Si la Meuse devait revenir à un monde de chaos, je préférerais que les déchets radioactifs ne soient pas facilement accessibles.
Maître Jean-Nicolas Clément, avocat de l'Andra.
Pour enfoncer le clou juridique, l'avocat entend démontrer que la QPC déposée par les requérants est de ce fait sans objet, car les générations futures ne peuvent être une simple projection des générations actuelles. Elles n'existent pas et personne aujourd'hui n'est fondé à agir juridiquement pour elles : "il existe une différence fondamentale entre nous et les générations futures, c'est celle de l'existence. Nous sommes vivants ici et maintenant. Les générations futures sont des éléments qui, peut-être, certes, seront, mais qui au jour de l'action, n'existent pas." En clair, les requérants qui agissent en justice aujourd'hui ne sont pas légitimes pour se substituer à des humains qui n'existent pas encore.
Enfin, concernant la question de la réversibilité du stockage, Maître Clément met en avant l'idée qu'au terme d'un consensus scientifique européen, l'enfouissement géologique en couche profonde des déchets radioactifs reste la solution optimale. La fermeture définitive du site à l'issue de son exploitation dans 100 ans est une garantie de sécurité dans un futur dont on ignore ce qu'il sera : "si la Meuse devait revenir à un monde de chaos, je préférerais que les déchets radioactifs ne soient pas facilement accessibles, plutôt que d'être laissés à la portée du premier venu".
Le Conseil constitutionnel rendra sa décision le 27 octobre.

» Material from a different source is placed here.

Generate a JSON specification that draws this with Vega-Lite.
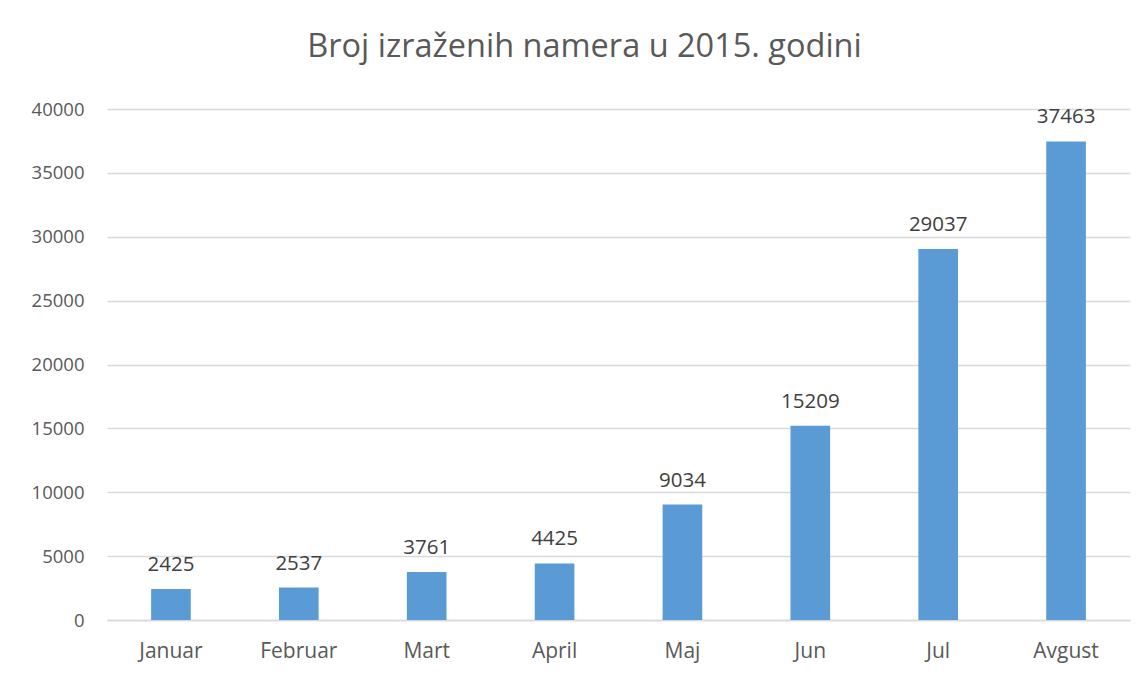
{
  "$schema": "https://vega.github.io/schema/vega-lite/v6.json",
  "width": 1023,
  "height": 511,
  "autosize": {"type": "none"},
  "padding": {"left": 107, "top": 109, "right": 15, "bottom": 57},
  "background": "white",
  "title": {
    "text": "Broj izraženih namera u 2015. godini",
    "font": "Open Sans",
    "fontSize": 32.5,
    "fontWeight": "normal",
    "color": "#595959",
    "anchor": "middle",
    "frame": "group",
    "dx": -34,
    "offset": 37
  },
  "data": {
    "values": [
      {"mesec": "Januar", "broj": 2425},
      {"mesec": "Februar", "broj": 2537},
      {"mesec": "Mart", "broj": 3761},
      {"mesec": "April", "broj": 4425},
      {"mesec": "Maj", "broj": 9034},
      {"mesec": "Jun", "broj": 15209},
      {"mesec": "Jul", "broj": 29037},
      {"mesec": "Avgust", "broj": 37463}
    ]
  },
  "encoding": {
    "x": {
      "field": "mesec",
      "type": "nominal",
      "sort": null,
      "scale": {"paddingInner": 0.69, "paddingOuter": 0.345},
      "axis": {
        "title": null,
        "labelAngle": 0,
        "labelFont": "Open Sans",
        "labelFontSize": 21,
        "labelColor": "#595959",
        "labelPadding": 20,
        "ticks": false,
        "domainColor": "#D9D9D9",
        "domainWidth": 1.3
      }
    },
    "y": {
      "field": "broj",
      "type": "quantitative",
      "scale": {"domain": [0, 40000], "nice": false},
      "axis": {
        "title": null,
        "values": [0, 5000, 10000, 15000, 20000, 25000, 30000, 35000, 40000],
        "format": "d",
        "labelFont": "Open Sans",
        "labelFontSize": 18.5,
        "labelColor": "#595959",
        "labelPadding": 23,
        "ticks": false,
        "domain": false,
        "gridColor": "#D9D9D9",
        "gridWidth": 1.3
      }
    }
  },
  "layer": [
    {"mark": {"type": "bar", "color": "#5B9BD5"}},
    {
      "mark": {"type": "text", "baseline": "bottom", "dy": -14, "font": "Open Sans", "fontSize": 20.5, "color": "#404040"},
      "encoding": {"text": {"field": "broj", "type": "quantitative", "format": "d"}}
    }
  ],
  "config": {"view": {"stroke": null}}
}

Pour rappel : Cigéo, mis en œuvre par l'Andra (Agence nationale pour la gestion des déchets radioactifs), est le projet de centre de stockage souterrain des déchets les plus dangereux : déchets de haute activité (HA) et de moyenne activité à vie longue (MA-VL) produits par l'industrie nucléaire. Les premiers représentent un volume de 70 000 m³ et les seconds un volume de 30 000 m³. Si le projet est autorisé, le calendrier prévoit une mise en service en 2035-2040 et la fin de l'exploitation en 2150.